Grilling Beef & Pork

The appropriate heat level and cooking time are crucial for grilling meat that is tender and juicy. Follow specific guidelines for each type:

  • Use direct heat for sausages, chops, steaks and hamburgers.

  • Use indirect heat for roasts and larger cuts of meat.

  • Cover the grill when cooking less tender cuts of meat.

  • Slash the edges of steaks and chops on the diagonal, about ¼ inch into the center to prevent the edges from curling.

  • Steaks like filet mignon, rib-eye, top sirloin and New York strip are naturally tender and need nothing more than a seasoning rub or a bit of salt and pepper.

  • Larger steaks like flank, skirt steak and London broil are best when soaked in a flavorful marinade before grilling.

  • Cuts like brisket, shank and chuck demand long, slow cooking.

  • Some experts say the best steak for grilling is rib eye because of its marbling and ability to hold up to strong flavors in spice rubs and marinades.

  • Lean, tender pork chops can be marinated or rubbed and then cooked over the coals.

  • Pork spare ribs and baby back ribs can be pre-baked and then grilled to achieve an irresistible smoky flavor.

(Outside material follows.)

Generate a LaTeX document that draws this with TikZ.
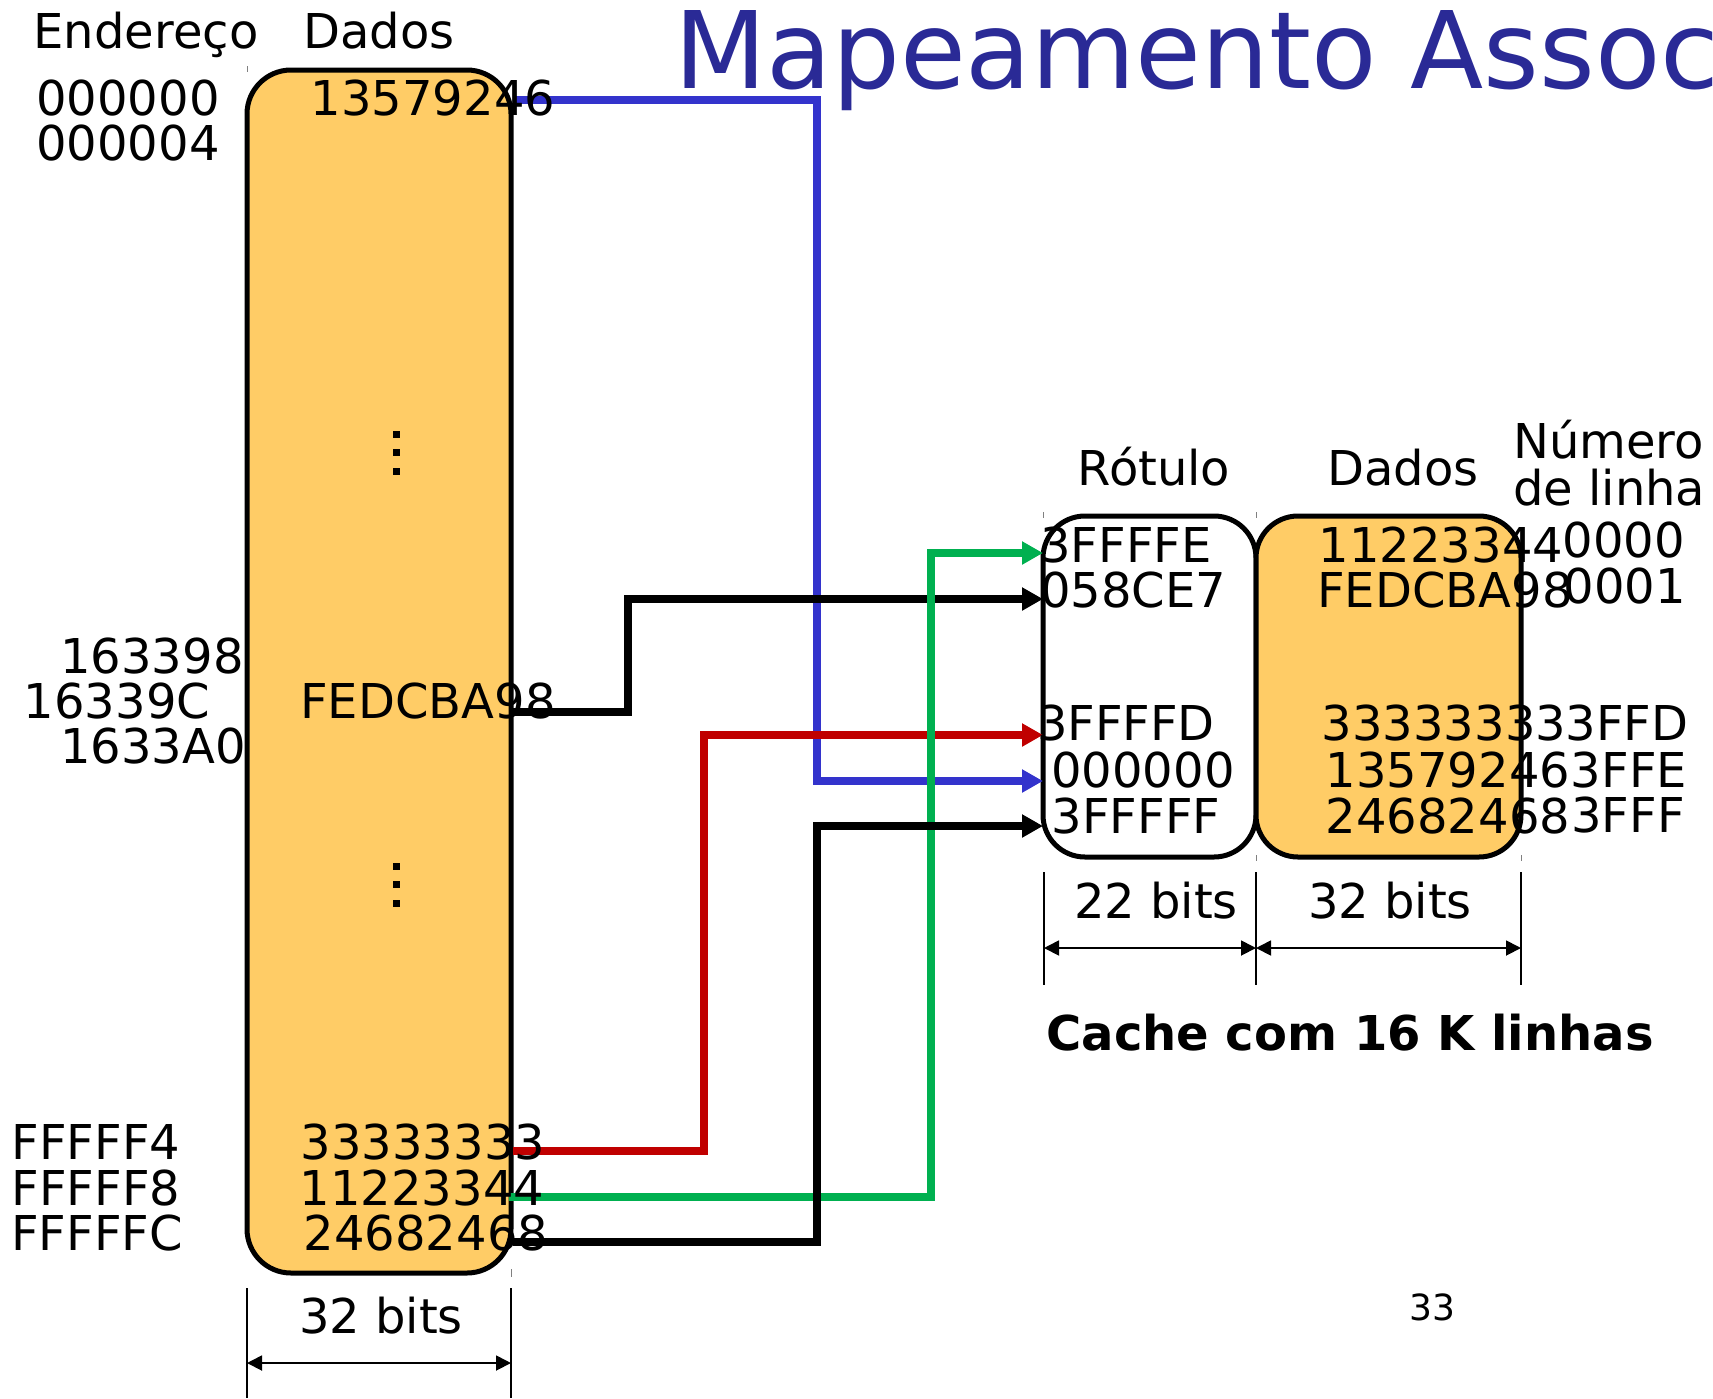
\documentclass[tikz,border=0pt]{standalone}
\usepackage{fontspec}
\setmainfont{DejaVu Sans}
\usetikzlibrary{arrows.meta}
\definecolor{boxfill}{RGB}{255,204,102}
\definecolor{titleblue}{RGB}{42,42,150}
\definecolor{lineblue}{RGB}{51,51,204}
\definecolor{linered}{RGB}{192,0,0}
\definecolor{linegreen}{RGB}{0,176,80}
\tikzset{
  txt/.style={inner sep=0pt, anchor=base, font=\fontsize{48}{48}\selectfont},
  txtw/.style={inner sep=0pt, anchor=base west, font=\fontsize{48}{48}\selectfont},
  membox/.style={draw=black, line width=5pt, rounded corners=44pt, fill=boxfill, inner sep=0pt},
  tagbox/.style={draw=black, line width=5pt, rounded corners=42pt, fill=white, inner sep=0pt},
  conn/.style={line width=7.5pt, -{Triangle[length=21pt,width=22pt]}},
  dimline/.style={line width=1.8pt},
  dimarrow/.style={line width=1.8pt, {Triangle[length=15pt,width=15pt]}-{Triangle[length=15pt,width=15pt]}},
  tick/.style={line width=1pt, gray},
  dotsq/.style={fill=black, draw=none}
}
\begin{document}
\begin{tikzpicture}[x=1pt, y=-1pt]
\useasboundingbox (0,0) rectangle (1713,1398);

% ---------- Title ----------
\node[inner sep=0pt, anchor=base west, font=\fontsize{107}{107}\selectfont, text=titleblue] (title) at (674,88) {Mapeamento Assoc};

% ---------- Boxes ----------
\node[membox, minimum width=264pt, minimum height=1203pt] (mem) at (379,671.5) {};
\node[tagbox, minimum width=213pt, minimum height=341pt] (tag) at (1149.5,686.5) {};
\node[membox, rounded corners=42pt, minimum width=265pt, minimum height=341pt] (cdata) at (1388.5,686.5) {};

% small guide ticks
\draw[tick] (247,66) -- (247,72);
\draw[tick] (511,1269) -- (511,1277);
\draw[tick] (1043,512) -- (1043,518);
\draw[tick] (1256,512) -- (1256,518);
\draw[tick] (1256,855) -- (1256,861);
\draw[tick] (1521,855) -- (1521,861);

% ellipsis dots
\foreach \yy in {434,452,471,866,884,903} {
  \fill[dotsq] (392.5,\yy-3.5) rectangle (399.5,\yy+3.5);
}

% ---------- Connectors ----------
\coordinate (bS) at (513,100);   \coordinate (bE) at (1043,781);
\coordinate (k1S) at (513,712);  \coordinate (k1E) at (1043,599);
\coordinate (rS) at (513,1151);  \coordinate (rE) at (1043,735);
\coordinate (gS) at (509,1197);  \coordinate (gE) at (1043,553);
\coordinate (k2S) at (513,1242); \coordinate (k2E) at (1043,826);

\draw[conn, lineblue] (bS) -- ++(304,0) |- (bE);
\draw[conn, black] (k1S) -- ++(115,0) |- (k1E);
\draw[conn, linered] (rS) -- ++(191,0) |- (rE);
\draw[conn, linegreen] (gS) -- ++(422,0) |- (gE);
\draw[conn, black] (k2S) -- ++(304,0) |- (k2E);

% ---------- Memory texts ----------
\node[txt] (hEnd) at (146,48) {Endereço};
\node[txt] (hDad) at (379,48) {Dados};
\node[txt] (a0) at (128,115) {000000};
\node[txt] (a4) at (128,160) {000004};
\node[txt] (d0) at (433,115) {13579246};
\node[txt] (a398) at (152,673) {163398};
\node[txt] (a39C) at (117,718) {16339C};
\node[txt] (a3A0) at (153,763) {1633A0};
\node[txt] (dF) at (428,718) {FEDCBA98};
\node[txt] (aF4) at (96,1159) {FFFFF4};
\node[txt] (aF8) at (96,1205) {FFFFF8};
\node[txt] (aFC) at (97,1250) {FFFFFC};
\node[txt] (d3) at (423,1159) {33333333};
\node[txt] (d1) at (422,1205) {11223344};
\node[txt] (d2) at (426,1250) {24682468};

% memory dimension
\coordinate (mL1) at (247,1288); \coordinate (mL2) at (247,1398);
\coordinate (mR1) at (511,1288); \coordinate (mR2) at (511,1398);
\draw[dimline] (mL1) -- (mL2);
\draw[dimline] (mR1) -- (mR2);
\coordinate (mA) at (247,1363); \coordinate (mB) at (511,1363);
\draw[dimarrow] (mA) -- (mB);
\node[txt] (m32) at (381,1333) {32 bits};

% ---------- Cache texts ----------
\node[txt] (hRot) at (1154,485) {Rótulo};
\node[txt] (hDad2) at (1403,485) {Dados};
\node[txtw] (hNum1) at (1513,458) {Número};
\node[txtw] (hNum2) at (1513,505) {de linha};

\node[txt] (t1) at (1126,562) {3FFFFE};
\node[txt] (t2) at (1133,607) {058CE7};
\node[txt] (t3) at (1126,740) {3FFFFD};
\node[txt] (t4) at (1143,787) {000000};
\node[txt] (t5) at (1136,833) {3FFFFF};

\node[txt] (c1) at (1441,562) {11223344};
\node[txt] (c2) at (1445,607) {FEDCBA98};
\node[txt] (c3) at (1444,740) {33333333};
\node[txt] (c4) at (1448,787) {13579246};
\node[txt] (c5) at (1448,833) {24682468};

\node[txt] (n1) at (1624,557) {0000};
\node[txt] (n2) at (1625,603) {0001};
\node[txt] (n3) at (1627,740) {3FFD};
\node[txt] (n4) at (1629,787) {3FFE};
\node[txt] (n5) at (1628,832) {3FFF};

% cache dimension
\coordinate (cA1) at (1044,872); \coordinate (cA2) at (1044,985);
\coordinate (cB1) at (1256,872); \coordinate (cB2) at (1256,985);
\coordinate (cC1) at (1521,872); \coordinate (cC2) at (1521,985);
\draw[dimline] (cA1) -- (cA2);
\draw[dimline] (cB1) -- (cB2);
\draw[dimline] (cC1) -- (cC2);
\coordinate (cAa) at (1044,948); \coordinate (cBa) at (1256,948); \coordinate (cCa) at (1521,948);
\draw[dimarrow] (cAa) -- (cBa);
\draw[dimarrow] (cBa) -- (cCa);
\node[txt] (c22) at (1156,918) {22 bits};
\node[txt] (c32) at (1390,918) {32 bits};

\node[txt, font=\fontsize{48}{48}\selectfont\bfseries] (cap) at (1350,1050) {Cache com 16 K linhas};

\node[inner sep=0pt, anchor=base, font=\fontsize{36}{36}\selectfont] (pg) at (1432,1320) {33};
\end{tikzpicture}
\end{document}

  • Pork tenderloin grills quickly, is low in fat, and can be sliced easily for a beautiful presentation.

  • Treat larger cuts of pork like pork shoulder the way you would larger cuts of beef.

  • Start sausage off on high heat to get a really nice char on the outside, then move sausage to a cooler part of the grill to finish cooking through.

Always cook all types of meat thoroughly to kill any harmful bacteria. This does not mean you have to cook the meat until it is dry and tough. The best way to ensure juicy, flavorful, perfectly cooked meat is to use an instant read thermometer. Insert the thermometer into the middle of the thickest part of the meat. Wait a couple of minutes before reading and follow these simple temperature guidelines:

  • Whole cuts like steak, chops, roasts and tenderloin should be cooked to a minimum of 145°F with a three minute rest time.

  • Ground meats (beef, lamb or pork) should be cooked to 160°F.